Task directions.
Transcribe all of the data exactly. Omit the pictures.

Data provided.
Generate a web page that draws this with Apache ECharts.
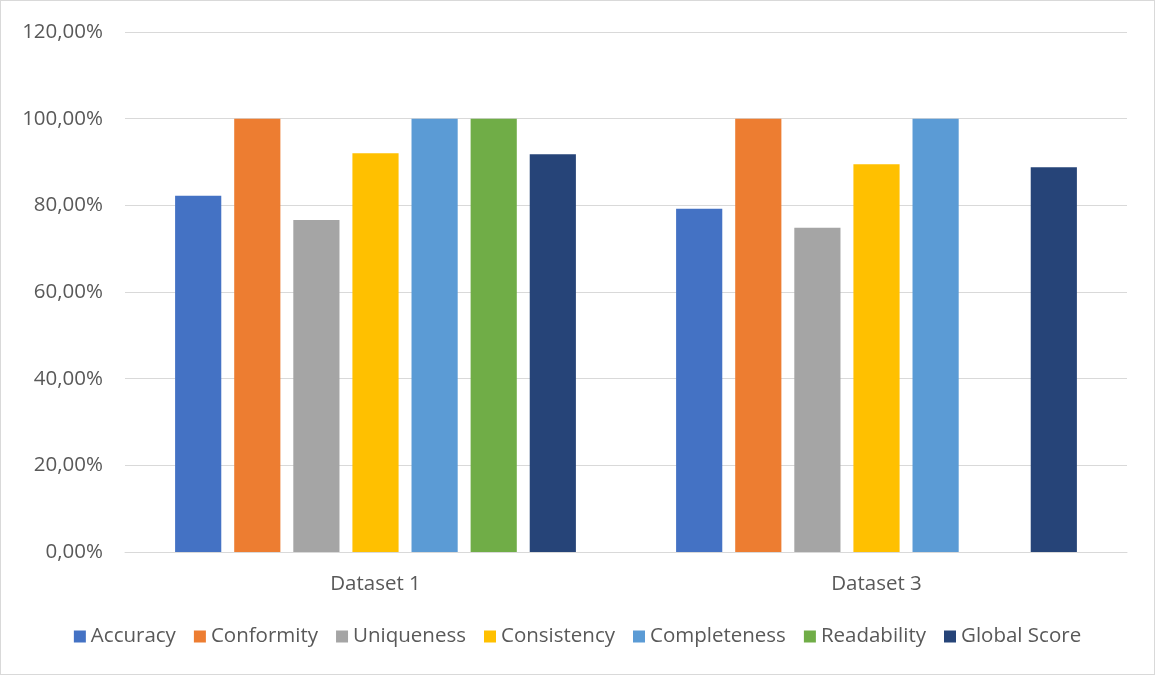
<!DOCTYPE html>
<html><head><meta charset="utf-8">
<script src="https://cdn.jsdelivr.net/npm/echarts@6/dist/echarts.min.js"></script>
<style>html,body{margin:0;padding:0;background:#fff}#c{width:1153px;height:673px;border:1px solid #d9d9d9}</style>
</head><body><div id="c"></div>
<script>
const categories = ['Dataset 1', 'Dataset 3'];
const seriesNames = ['Accuracy', 'Conformity', 'Uniqueness', 'Consistency', 'Completeness', 'Readability', 'Global Score'];
const accuracy = [82.2, 79.2];
const conformity = [100, 100];
const uniqueness = [76.6, 74.8];
const consistency = [92.0, 89.5];
const completeness = [100, 100];
const readability = [100, null];
const globalScore = [91.8, 88.8];
const yTicks = [0, 20, 40, 60, 80, 100, 120];
const colors = ['#4472c4', '#ed7d31', '#a5a5a5', '#ffc000', '#5b9bd5', '#70ad47', '#264478'];
const values = [accuracy, conformity, uniqueness, consistency, completeness, readability, globalScore];
const font = '"Open Sans", sans-serif';
const chart = echarts.init(document.getElementById('c'));
chart.setOption({
  animation: false,
  color: colors,
  grid: {left: 124, right: 27, top: 31, bottom: 122},
  legend: {
    bottom: 22, left: 'center', itemWidth: 12, itemHeight: 12, itemGap: 18,
    icon: 'rect',
    textStyle: {color: '#595959', fontSize: 20.5, fontFamily: font},
    data: seriesNames
  },
  xAxis: {
    type: 'category', data: categories,
    axisLine: {lineStyle: {color: '#d9d9d9', width: 1}},
    axisTick: {show: false},
    axisLabel: {color: '#595959', fontSize: 20.5, fontFamily: font, margin: 22}
  },
  yAxis: {
    type: 'value', min: yTicks[0], max: yTicks[yTicks.length - 1], interval: 20,
    axisLine: {show: false}, axisTick: {show: false},
    splitLine: {lineStyle: {color: '#d9d9d9', width: 1}},
    axisLabel: {color: '#595959', fontSize: 20.5, fontFamily: font, margin: 22,
      formatter: v => v.toFixed(2).replace('.', ',') + '%'}
  },
  series: seriesNames.map((n, i) => ({
    name: n, type: 'bar', data: values[i],
    barGap: '28%', barCategoryGap: '20%'
  }))
});
</script></body></html>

Written answer.
Generate a web page that draws this with Apache ECharts.
<!DOCTYPE html>
<html><head><meta charset="utf-8">
<script src="https://cdn.jsdelivr.net/npm/echarts@6/dist/echarts.min.js"></script>
<style>html,body{margin:0;padding:0;background:#fff}#c{width:1153px;height:673px;border:1px solid #d9d9d9}</style>
</head><body><div id="c"></div>
<script>
const categories = ['Dataset 1', 'Dataset 3'];
const seriesNames = ['Accuracy', 'Conformity', 'Uniqueness', 'Consistency', 'Completeness', 'Readability', 'Global Score'];
const accuracy = [82.2, 79.2];
const conformity = [100, 100];
const uniqueness = [76.6, 74.8];
const consistency = [92.0, 89.5];
const completeness = [100, 100];
const readability = [100, null];
const globalScore = [91.8, 88.8];
const yTicks = [0, 20, 40, 60, 80, 100, 120];
const colors = ['#4472c4', '#ed7d31', '#a5a5a5', '#ffc000', '#5b9bd5', '#70ad47', '#264478'];
const values = [accuracy, conformity, uniqueness, consistency, completeness, readability, globalScore];
const font = '"Open Sans", sans-serif';
const chart = echarts.init(document.getElementById('c'));
chart.setOption({
  animation: false,
  color: colors,
  grid: {left: 124, right: 27, top: 31, bottom: 122},
  legend: {
    bottom: 22, left: 'center', itemWidth: 12, itemHeight: 12, itemGap: 18,
    icon: 'rect',
    textStyle: {color: '#595959', fontSize: 20.5, fontFamily: font},
    data: seriesNames
  },
  xAxis: {
    type: 'category', data: categories,
    axisLine: {lineStyle: {color: '#d9d9d9', width: 1}},
    axisTick: {show: false},
    axisLabel: {color: '#595959', fontSize: 20.5, fontFamily: font, margin: 22}
  },
  yAxis: {
    type: 'value', min: yTicks[0], max: yTicks[yTicks.length - 1], interval: 20,
    axisLine: {show: false}, axisTick: {show: false},
    splitLine: {lineStyle: {color: '#d9d9d9', width: 1}},
    axisLabel: {color: '#595959', fontSize: 20.5, fontFamily: font, margin: 22,
      formatter: v => v.toFixed(2).replace('.', ',') + '%'}
  },
  series: seriesNames.map((n, i) => ({
    name: n, type: 'bar', data: values[i],
    barGap: '28%', barCategoryGap: '20%'
  }))
});
</script></body></html>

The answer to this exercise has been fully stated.